BEGIN RECORDS SHOWN
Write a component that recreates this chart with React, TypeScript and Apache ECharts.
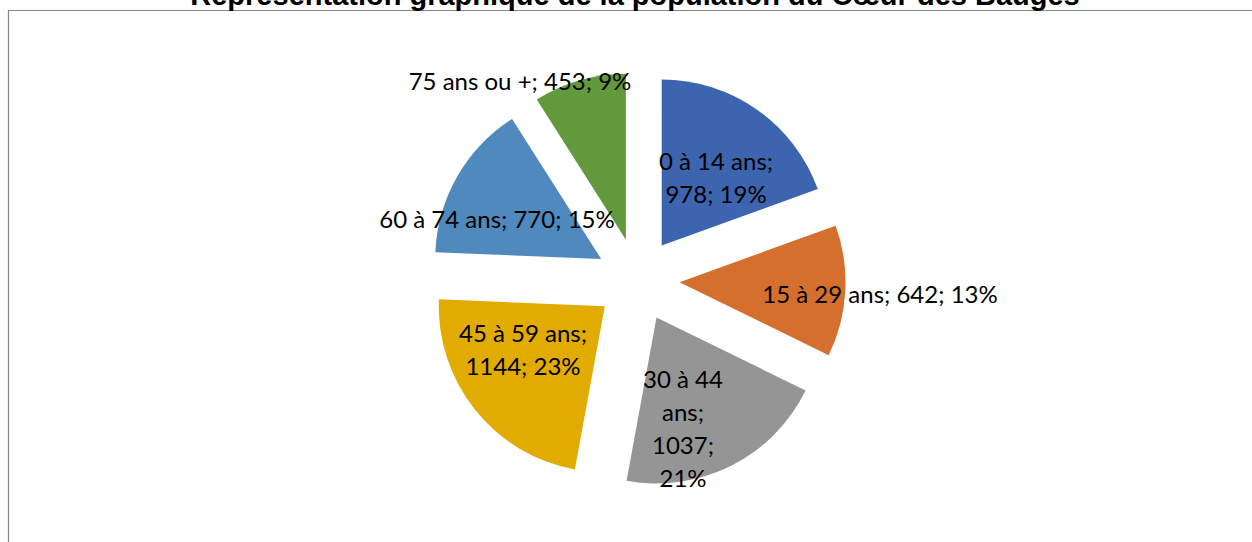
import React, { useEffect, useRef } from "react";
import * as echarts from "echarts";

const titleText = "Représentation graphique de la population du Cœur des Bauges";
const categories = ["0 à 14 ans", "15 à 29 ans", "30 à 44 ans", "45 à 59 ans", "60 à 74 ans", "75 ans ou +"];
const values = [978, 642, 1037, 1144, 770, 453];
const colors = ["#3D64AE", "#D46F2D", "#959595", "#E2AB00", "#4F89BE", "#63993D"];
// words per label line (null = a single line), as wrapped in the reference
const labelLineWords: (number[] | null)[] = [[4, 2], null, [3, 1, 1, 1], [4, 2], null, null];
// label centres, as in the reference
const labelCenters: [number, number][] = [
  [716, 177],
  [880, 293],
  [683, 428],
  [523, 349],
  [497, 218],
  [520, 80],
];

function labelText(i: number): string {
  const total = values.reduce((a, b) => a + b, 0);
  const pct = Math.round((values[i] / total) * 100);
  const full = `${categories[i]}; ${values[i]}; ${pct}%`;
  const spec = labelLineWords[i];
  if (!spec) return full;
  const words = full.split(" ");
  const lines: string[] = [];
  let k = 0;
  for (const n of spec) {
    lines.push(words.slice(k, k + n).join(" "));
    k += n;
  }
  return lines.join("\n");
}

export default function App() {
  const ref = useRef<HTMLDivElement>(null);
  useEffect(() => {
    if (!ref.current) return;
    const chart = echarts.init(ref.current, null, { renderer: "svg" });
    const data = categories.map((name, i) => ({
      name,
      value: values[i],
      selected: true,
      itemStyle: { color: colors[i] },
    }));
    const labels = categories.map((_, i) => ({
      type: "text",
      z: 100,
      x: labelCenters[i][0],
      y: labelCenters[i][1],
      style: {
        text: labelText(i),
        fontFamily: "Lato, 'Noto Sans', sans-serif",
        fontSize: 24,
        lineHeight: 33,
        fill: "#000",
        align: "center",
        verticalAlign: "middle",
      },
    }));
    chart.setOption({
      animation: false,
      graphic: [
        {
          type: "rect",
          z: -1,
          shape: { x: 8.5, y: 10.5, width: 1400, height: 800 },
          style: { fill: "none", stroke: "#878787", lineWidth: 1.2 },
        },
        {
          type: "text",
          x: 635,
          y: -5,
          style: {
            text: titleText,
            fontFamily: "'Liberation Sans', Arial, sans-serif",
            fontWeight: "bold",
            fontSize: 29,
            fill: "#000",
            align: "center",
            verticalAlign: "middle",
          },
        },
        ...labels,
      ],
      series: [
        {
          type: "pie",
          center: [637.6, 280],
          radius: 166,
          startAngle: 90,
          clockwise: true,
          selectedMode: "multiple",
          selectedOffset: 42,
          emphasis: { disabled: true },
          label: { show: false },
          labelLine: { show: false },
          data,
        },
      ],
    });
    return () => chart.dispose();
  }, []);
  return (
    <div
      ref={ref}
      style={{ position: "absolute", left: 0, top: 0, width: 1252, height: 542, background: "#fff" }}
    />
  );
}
END RECORDS SHOWN
BEGIN RECORDS SHOWN
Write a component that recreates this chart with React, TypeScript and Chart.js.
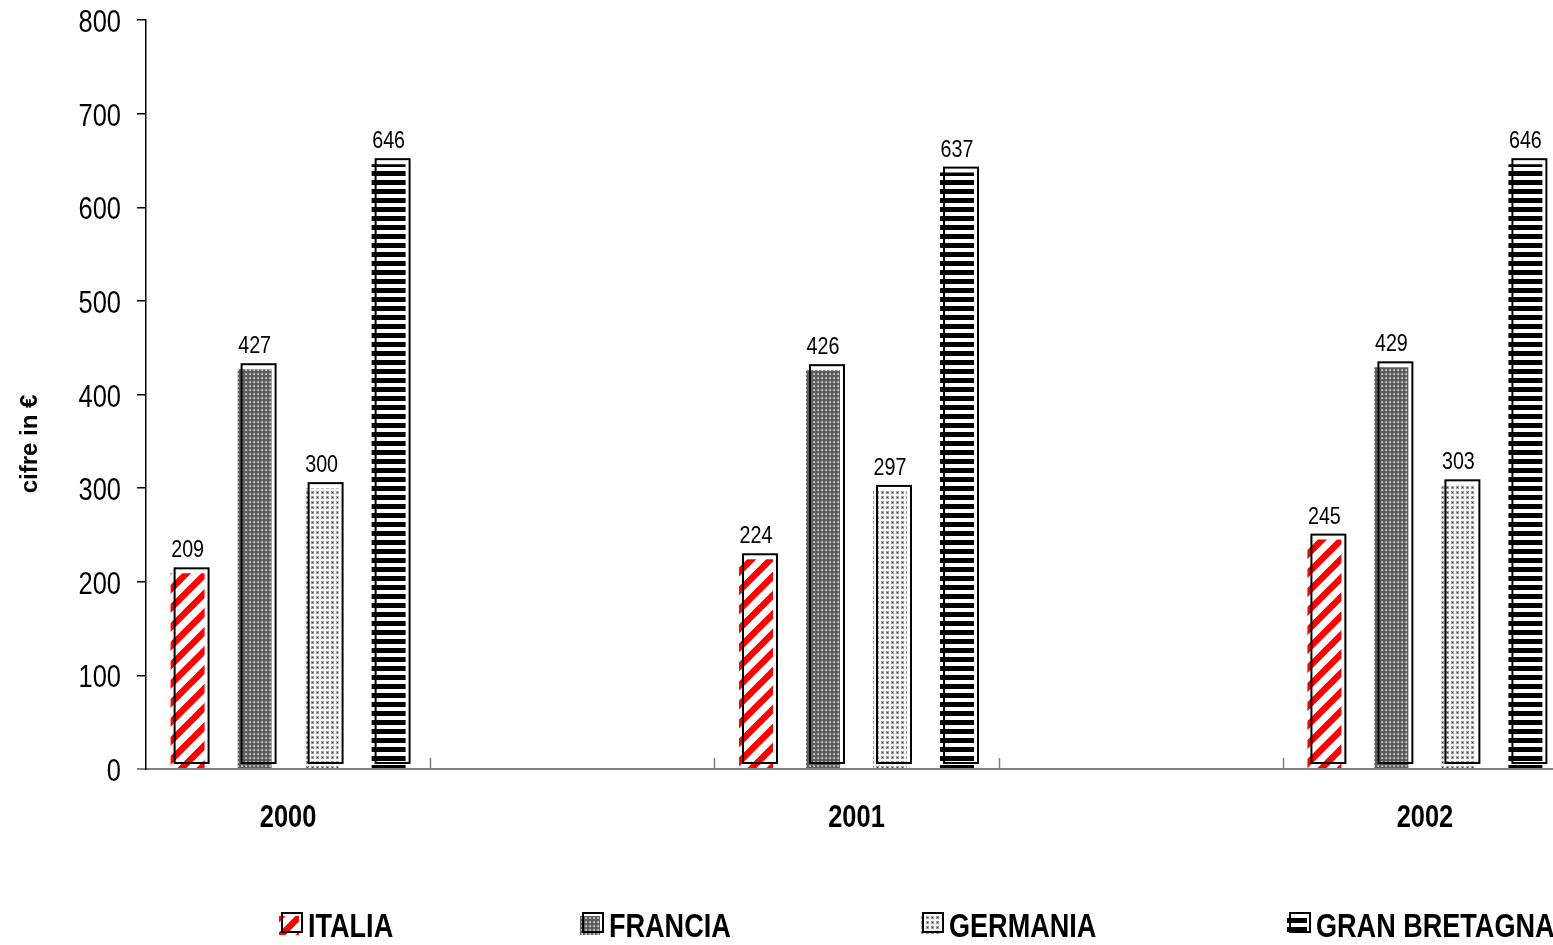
END RECORDS SHOWN
BEGIN RECORDS SHOWN
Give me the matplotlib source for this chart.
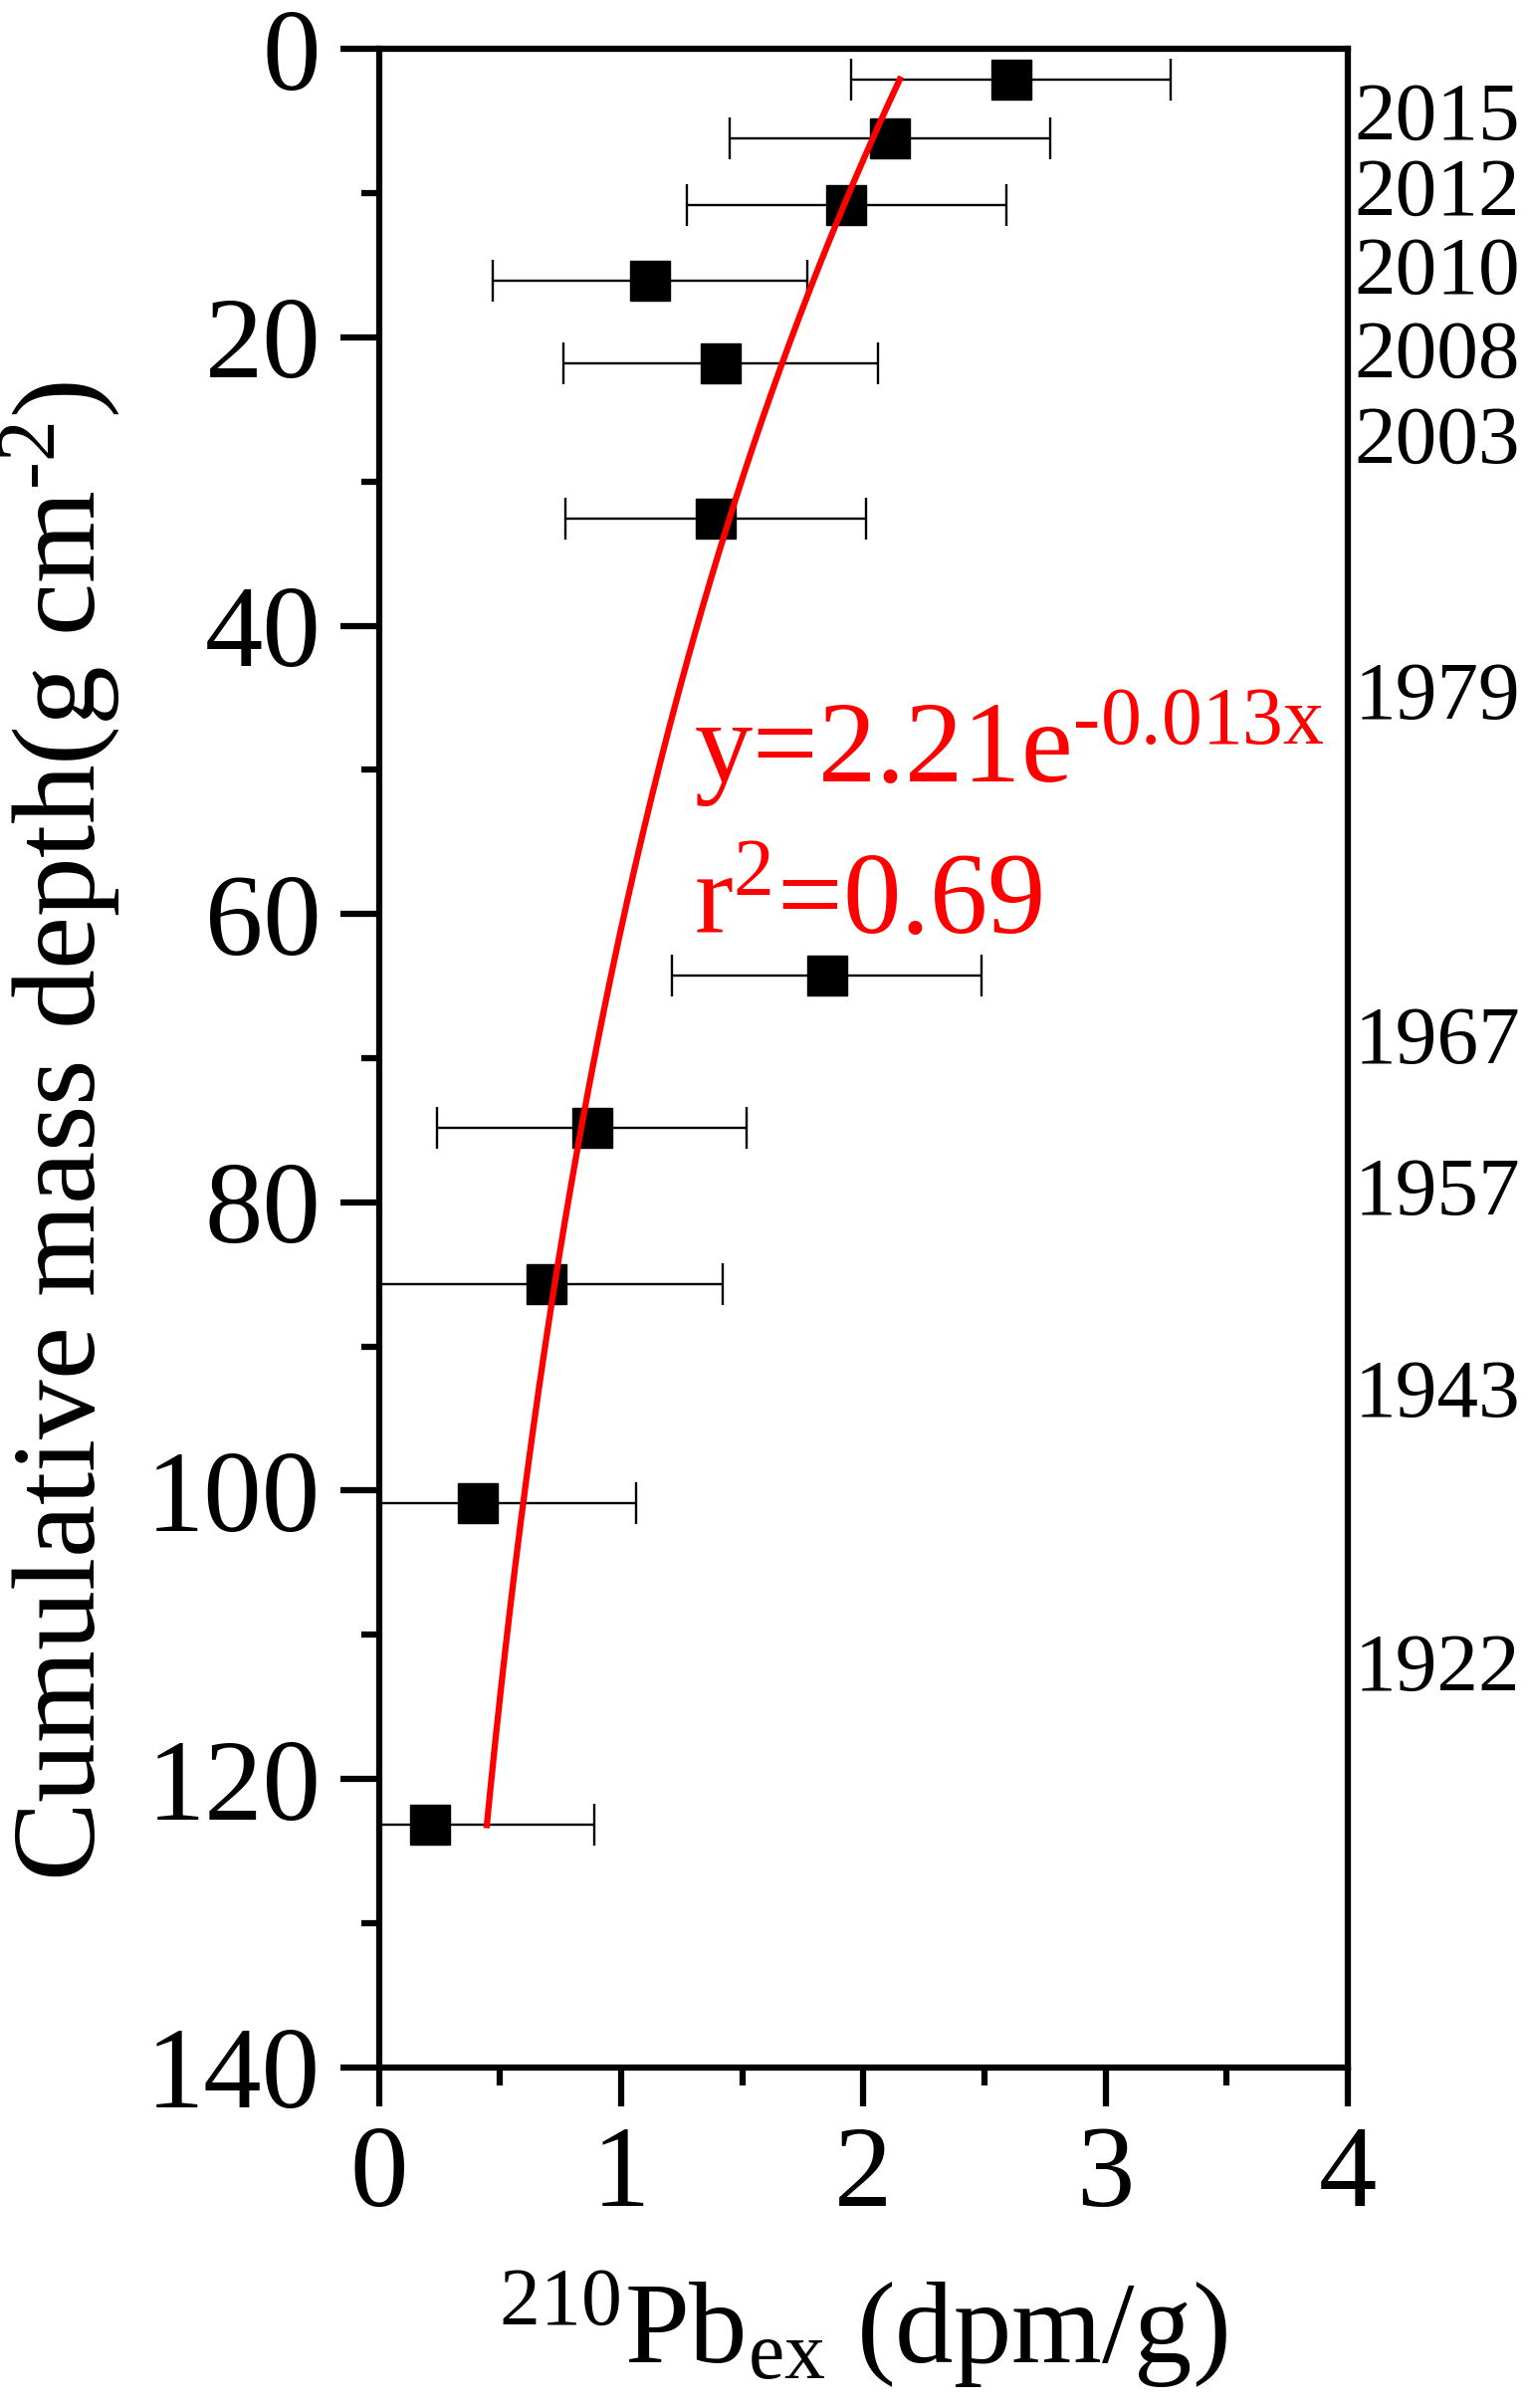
END RECORDS SHOWN
■ **INSTRUCTIONS TO FOLLOW**: All lines above from the one containing "and Apache ECharts." through the one containing "import * as" are to be quoted exactly, and only those; pictures are left out.

■ **RESULT FOR THIS EXERCISE**:
Write a component that recreates this chart with React, TypeScript and Apache ECharts.
import React, { useEffect, useRef } from "react";
import * as echarts from "echarts";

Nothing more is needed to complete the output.